*Recorded information*:
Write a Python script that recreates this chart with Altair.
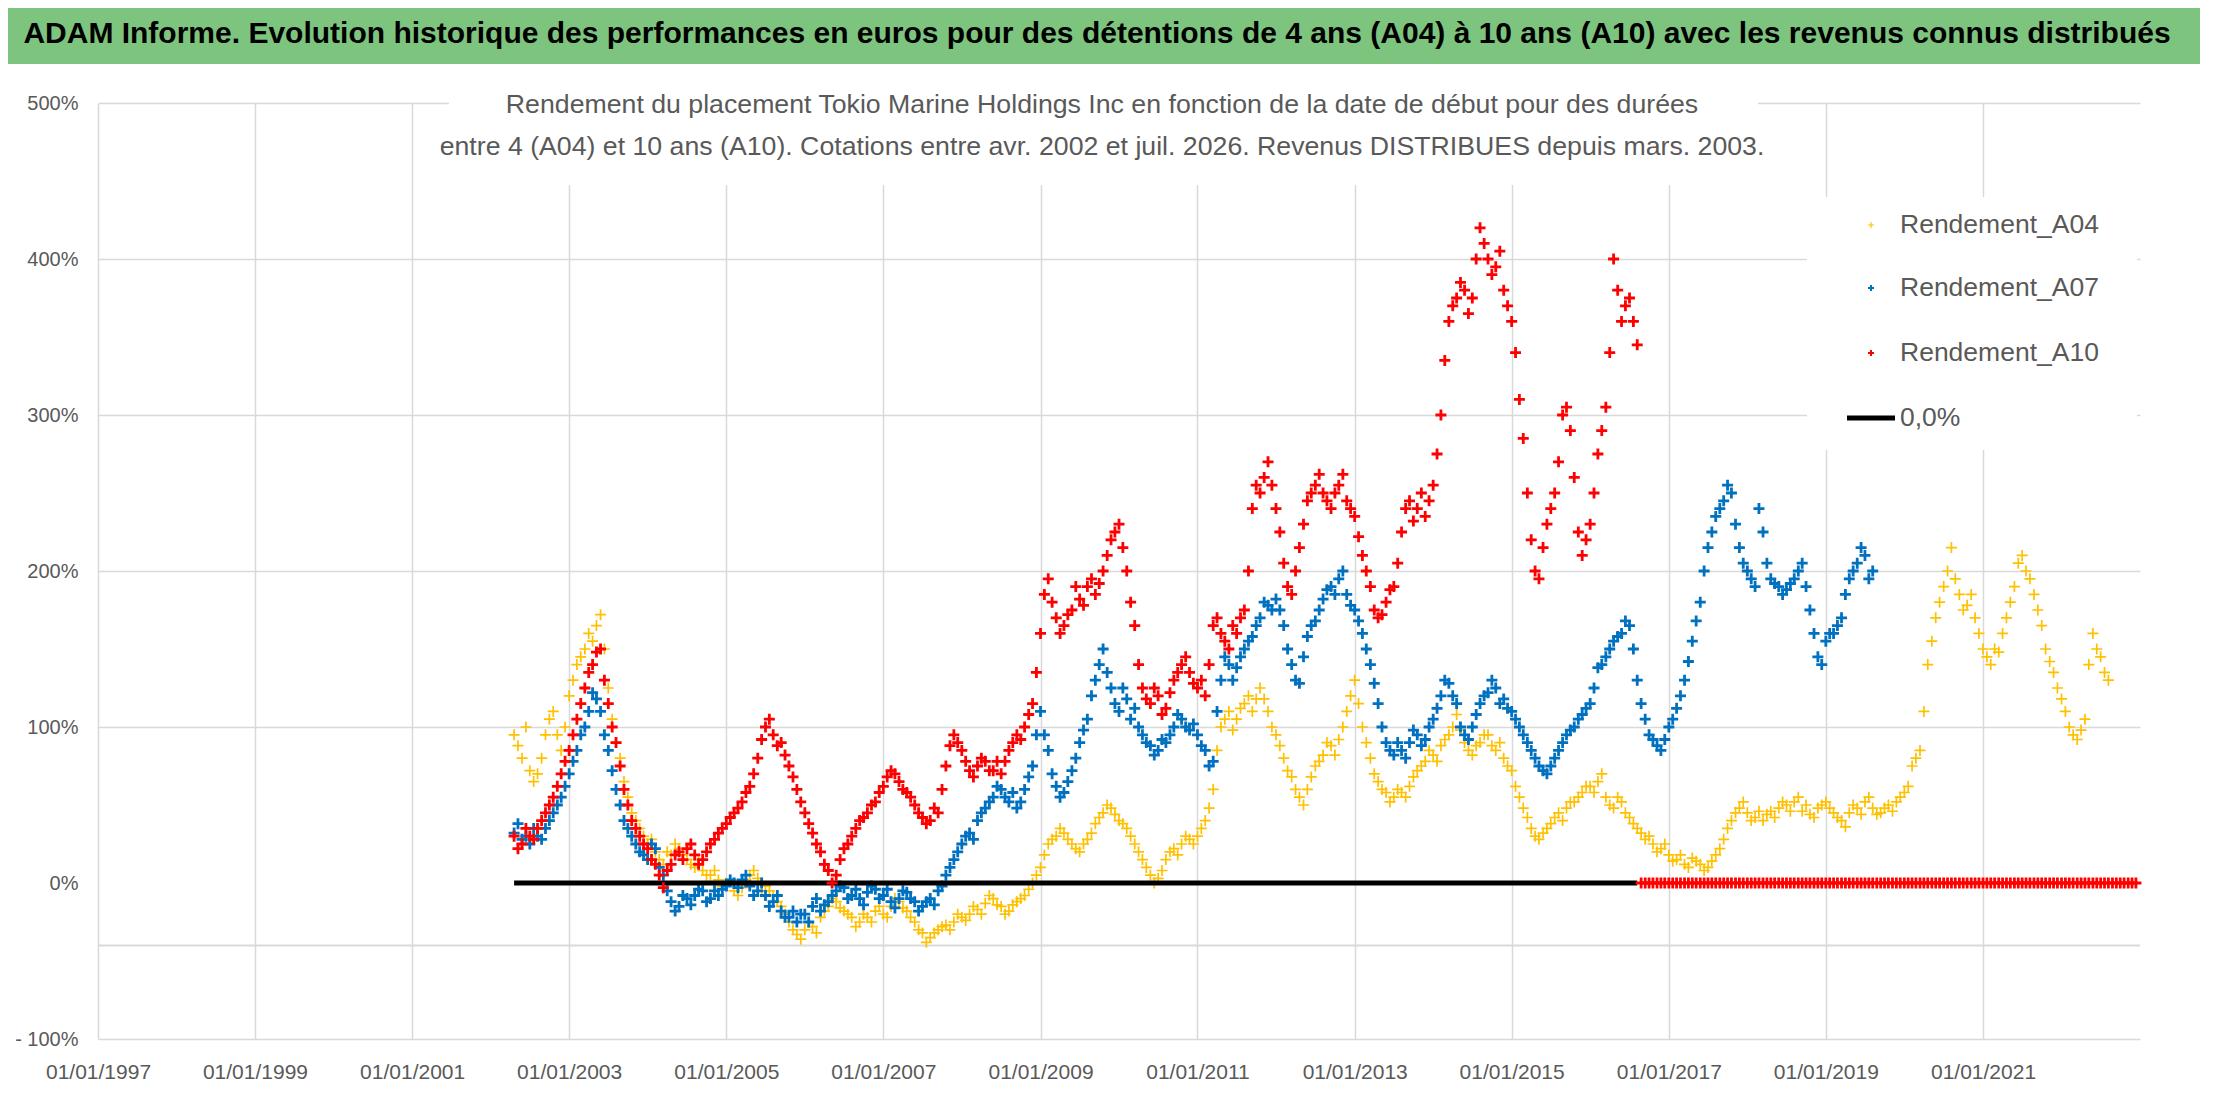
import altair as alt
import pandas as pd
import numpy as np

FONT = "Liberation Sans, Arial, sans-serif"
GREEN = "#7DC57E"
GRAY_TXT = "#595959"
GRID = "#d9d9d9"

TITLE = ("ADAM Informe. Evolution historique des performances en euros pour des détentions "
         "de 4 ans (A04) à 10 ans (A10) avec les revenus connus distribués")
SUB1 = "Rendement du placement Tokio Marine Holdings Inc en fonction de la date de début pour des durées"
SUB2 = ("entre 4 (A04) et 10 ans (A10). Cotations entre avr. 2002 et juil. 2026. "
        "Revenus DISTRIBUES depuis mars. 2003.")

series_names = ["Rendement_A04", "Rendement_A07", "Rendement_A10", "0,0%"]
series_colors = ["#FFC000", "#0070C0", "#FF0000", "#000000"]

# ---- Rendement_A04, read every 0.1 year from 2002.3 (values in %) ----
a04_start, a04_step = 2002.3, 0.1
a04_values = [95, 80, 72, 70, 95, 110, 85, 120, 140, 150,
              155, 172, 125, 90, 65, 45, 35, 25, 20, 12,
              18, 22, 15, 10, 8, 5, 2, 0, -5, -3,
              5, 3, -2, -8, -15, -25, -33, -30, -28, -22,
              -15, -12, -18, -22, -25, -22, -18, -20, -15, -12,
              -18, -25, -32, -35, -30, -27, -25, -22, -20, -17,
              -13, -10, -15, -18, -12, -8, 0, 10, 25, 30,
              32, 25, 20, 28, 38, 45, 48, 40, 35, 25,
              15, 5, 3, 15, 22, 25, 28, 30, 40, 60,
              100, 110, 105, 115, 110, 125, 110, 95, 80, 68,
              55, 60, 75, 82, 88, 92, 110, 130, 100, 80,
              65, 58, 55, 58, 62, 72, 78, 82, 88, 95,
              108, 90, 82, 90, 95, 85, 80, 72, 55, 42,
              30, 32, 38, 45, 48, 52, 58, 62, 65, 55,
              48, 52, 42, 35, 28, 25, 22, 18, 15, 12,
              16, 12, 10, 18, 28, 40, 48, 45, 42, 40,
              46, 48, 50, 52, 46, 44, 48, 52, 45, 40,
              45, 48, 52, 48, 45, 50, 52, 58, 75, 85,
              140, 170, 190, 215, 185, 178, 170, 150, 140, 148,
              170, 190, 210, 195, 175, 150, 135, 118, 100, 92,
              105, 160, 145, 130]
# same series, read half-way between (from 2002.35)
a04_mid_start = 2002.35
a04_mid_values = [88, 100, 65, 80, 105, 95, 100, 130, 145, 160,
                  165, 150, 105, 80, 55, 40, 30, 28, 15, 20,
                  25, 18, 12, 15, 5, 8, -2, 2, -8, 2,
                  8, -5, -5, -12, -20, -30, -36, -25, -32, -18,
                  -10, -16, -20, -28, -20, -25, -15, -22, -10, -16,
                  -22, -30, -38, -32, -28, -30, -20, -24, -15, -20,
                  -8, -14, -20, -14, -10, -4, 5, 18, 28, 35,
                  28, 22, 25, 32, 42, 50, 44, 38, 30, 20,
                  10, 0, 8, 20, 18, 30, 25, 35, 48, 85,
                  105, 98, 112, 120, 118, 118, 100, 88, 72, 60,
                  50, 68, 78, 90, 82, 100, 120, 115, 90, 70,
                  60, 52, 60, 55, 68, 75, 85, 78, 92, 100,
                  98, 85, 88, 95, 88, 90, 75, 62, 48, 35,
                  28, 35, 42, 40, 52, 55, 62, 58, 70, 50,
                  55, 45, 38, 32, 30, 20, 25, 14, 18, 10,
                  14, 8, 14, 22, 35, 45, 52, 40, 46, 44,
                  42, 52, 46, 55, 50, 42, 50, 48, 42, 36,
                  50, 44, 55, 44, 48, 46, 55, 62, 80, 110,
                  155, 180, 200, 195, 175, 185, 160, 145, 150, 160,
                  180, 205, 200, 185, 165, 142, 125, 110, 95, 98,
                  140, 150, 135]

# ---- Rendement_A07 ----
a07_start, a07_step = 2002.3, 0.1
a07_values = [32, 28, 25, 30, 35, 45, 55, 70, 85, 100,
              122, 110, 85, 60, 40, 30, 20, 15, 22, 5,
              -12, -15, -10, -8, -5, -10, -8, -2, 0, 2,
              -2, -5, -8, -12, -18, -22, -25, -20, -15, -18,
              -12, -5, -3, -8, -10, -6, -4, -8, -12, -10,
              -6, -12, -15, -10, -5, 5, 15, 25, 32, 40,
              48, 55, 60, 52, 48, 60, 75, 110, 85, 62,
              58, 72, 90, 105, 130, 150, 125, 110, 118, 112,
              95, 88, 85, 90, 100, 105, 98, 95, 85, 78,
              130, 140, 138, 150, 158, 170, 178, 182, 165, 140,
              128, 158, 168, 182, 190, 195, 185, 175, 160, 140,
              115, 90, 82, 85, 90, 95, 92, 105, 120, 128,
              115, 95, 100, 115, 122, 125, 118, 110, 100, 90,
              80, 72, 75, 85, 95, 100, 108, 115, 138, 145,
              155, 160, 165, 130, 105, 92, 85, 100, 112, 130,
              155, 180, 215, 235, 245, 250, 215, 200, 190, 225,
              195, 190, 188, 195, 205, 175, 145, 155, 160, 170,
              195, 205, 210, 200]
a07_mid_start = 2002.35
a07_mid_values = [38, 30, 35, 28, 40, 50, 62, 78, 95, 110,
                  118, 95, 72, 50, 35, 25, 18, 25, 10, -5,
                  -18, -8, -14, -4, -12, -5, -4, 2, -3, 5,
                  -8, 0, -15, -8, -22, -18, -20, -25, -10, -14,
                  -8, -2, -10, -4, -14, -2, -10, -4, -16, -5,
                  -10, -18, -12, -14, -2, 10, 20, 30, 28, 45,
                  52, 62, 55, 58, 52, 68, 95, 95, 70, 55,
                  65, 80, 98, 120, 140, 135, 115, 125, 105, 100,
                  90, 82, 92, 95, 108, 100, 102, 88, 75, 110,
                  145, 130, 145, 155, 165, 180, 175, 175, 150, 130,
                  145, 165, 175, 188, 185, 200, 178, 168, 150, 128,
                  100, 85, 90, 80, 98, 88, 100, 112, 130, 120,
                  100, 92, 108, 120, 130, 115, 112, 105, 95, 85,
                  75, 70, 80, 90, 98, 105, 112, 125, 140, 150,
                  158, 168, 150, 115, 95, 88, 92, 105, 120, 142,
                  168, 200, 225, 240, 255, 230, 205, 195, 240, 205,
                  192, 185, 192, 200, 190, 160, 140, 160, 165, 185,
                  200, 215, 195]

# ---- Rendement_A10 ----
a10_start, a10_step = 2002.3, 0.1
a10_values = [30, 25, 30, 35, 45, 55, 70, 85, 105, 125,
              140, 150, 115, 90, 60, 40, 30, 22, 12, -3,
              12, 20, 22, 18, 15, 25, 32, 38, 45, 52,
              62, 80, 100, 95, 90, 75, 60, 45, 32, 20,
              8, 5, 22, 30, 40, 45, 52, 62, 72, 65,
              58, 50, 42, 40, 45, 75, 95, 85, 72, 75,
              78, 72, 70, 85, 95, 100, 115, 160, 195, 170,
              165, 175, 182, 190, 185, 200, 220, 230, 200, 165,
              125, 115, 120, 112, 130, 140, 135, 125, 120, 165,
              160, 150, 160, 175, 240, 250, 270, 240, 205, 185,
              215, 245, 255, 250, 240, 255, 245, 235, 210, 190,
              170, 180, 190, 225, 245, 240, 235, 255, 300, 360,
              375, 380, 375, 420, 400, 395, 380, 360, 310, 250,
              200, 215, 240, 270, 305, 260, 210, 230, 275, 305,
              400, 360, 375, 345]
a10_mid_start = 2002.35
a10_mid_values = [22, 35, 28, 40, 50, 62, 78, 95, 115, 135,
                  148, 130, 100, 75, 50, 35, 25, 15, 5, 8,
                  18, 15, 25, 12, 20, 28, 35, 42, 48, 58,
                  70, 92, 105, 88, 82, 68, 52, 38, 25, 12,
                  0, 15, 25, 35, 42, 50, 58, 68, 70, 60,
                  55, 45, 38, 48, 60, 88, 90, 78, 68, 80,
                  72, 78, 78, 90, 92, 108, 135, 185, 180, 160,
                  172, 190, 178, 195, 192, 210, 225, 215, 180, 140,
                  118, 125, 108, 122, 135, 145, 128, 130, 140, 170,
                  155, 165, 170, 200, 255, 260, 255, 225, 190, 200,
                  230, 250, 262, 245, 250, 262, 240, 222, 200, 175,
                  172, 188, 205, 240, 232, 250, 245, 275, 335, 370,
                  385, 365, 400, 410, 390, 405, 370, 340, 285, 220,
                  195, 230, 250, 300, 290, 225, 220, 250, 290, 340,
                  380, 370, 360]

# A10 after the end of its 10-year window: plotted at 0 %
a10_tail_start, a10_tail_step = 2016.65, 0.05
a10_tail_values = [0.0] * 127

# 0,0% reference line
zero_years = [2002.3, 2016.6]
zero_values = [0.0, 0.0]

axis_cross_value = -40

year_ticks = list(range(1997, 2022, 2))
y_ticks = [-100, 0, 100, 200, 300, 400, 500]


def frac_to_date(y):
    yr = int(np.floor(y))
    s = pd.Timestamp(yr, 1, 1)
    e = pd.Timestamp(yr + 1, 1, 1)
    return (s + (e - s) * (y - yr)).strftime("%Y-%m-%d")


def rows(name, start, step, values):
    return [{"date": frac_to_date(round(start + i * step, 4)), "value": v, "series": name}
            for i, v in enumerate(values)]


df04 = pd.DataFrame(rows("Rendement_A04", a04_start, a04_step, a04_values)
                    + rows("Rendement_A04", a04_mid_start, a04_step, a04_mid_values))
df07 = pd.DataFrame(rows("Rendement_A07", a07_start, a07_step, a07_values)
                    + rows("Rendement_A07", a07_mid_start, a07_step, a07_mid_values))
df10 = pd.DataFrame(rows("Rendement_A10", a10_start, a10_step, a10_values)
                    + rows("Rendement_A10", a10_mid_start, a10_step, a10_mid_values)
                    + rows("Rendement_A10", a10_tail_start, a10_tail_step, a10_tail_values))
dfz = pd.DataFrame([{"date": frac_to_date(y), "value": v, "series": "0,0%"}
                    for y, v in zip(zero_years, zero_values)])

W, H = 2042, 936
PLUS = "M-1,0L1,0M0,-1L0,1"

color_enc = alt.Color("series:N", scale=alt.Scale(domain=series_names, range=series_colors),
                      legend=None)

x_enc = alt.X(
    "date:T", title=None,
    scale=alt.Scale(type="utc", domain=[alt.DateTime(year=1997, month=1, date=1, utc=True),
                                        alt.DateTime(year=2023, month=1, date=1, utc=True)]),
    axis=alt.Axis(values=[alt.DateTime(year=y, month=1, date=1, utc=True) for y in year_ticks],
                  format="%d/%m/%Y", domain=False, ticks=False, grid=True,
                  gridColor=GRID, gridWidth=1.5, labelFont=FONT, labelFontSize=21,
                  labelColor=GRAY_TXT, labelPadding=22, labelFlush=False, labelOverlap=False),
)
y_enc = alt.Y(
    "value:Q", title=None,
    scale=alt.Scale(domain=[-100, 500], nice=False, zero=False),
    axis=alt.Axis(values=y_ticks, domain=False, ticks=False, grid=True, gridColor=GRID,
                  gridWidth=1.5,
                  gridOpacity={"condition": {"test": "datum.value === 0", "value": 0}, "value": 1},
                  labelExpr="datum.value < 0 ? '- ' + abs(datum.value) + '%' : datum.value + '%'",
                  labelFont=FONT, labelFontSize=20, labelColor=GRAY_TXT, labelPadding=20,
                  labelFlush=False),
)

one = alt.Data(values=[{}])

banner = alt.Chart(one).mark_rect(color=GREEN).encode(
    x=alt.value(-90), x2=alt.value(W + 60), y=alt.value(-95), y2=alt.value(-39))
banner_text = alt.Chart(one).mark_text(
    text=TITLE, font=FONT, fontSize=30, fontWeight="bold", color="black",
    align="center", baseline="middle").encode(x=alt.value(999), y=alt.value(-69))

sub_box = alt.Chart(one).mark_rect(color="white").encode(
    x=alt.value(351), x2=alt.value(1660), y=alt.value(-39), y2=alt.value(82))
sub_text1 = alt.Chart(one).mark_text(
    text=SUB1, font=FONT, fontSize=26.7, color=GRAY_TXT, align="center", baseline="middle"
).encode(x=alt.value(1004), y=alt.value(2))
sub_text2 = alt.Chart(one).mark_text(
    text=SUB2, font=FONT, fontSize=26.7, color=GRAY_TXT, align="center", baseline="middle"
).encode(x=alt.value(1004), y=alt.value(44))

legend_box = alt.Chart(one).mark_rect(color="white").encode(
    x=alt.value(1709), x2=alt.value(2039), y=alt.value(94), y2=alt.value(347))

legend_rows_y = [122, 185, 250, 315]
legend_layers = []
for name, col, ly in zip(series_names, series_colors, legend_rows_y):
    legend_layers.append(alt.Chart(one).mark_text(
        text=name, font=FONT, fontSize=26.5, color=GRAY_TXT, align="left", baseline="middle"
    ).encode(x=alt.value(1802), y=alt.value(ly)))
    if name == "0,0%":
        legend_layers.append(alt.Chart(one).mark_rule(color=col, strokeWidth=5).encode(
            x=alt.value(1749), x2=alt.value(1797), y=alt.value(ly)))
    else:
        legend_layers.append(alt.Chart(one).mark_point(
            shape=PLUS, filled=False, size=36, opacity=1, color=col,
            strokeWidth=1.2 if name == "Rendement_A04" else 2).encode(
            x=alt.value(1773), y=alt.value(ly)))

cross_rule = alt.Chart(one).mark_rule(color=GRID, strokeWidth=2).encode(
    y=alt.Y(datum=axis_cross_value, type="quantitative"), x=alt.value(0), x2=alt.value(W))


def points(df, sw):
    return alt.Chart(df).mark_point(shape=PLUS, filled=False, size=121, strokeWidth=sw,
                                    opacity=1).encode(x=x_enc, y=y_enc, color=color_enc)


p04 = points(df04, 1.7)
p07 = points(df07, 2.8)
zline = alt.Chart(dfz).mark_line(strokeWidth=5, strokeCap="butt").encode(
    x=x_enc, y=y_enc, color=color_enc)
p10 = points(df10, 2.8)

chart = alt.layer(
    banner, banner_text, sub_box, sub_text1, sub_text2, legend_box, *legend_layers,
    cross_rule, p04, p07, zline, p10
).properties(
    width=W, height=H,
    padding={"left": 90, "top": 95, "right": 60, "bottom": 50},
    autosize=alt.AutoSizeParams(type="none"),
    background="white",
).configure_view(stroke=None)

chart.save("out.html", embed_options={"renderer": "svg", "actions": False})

*Required task*: Output exactly the span of lines from the top of the listing through the line holding "DISTRIBUES depuis mars.", and leave every picture out.

*Final result*:
Write a Python script that recreates this chart with Altair.
import altair as alt
import pandas as pd
import numpy as np

FONT = "Liberation Sans, Arial, sans-serif"
GREEN = "#7DC57E"
GRAY_TXT = "#595959"
GRID = "#d9d9d9"

TITLE = ("ADAM Informe. Evolution historique des performances en euros pour des détentions "
         "de 4 ans (A04) à 10 ans (A10) avec les revenus connus distribués")
SUB1 = "Rendement du placement Tokio Marine Holdings Inc en fonction de la date de début pour des durées"
SUB2 = ("entre 4 (A04) et 10 ans (A10). Cotations entre avr. 2002 et juil. 2026. "
        "Revenus DISTRIBUES depuis mars. 2003.")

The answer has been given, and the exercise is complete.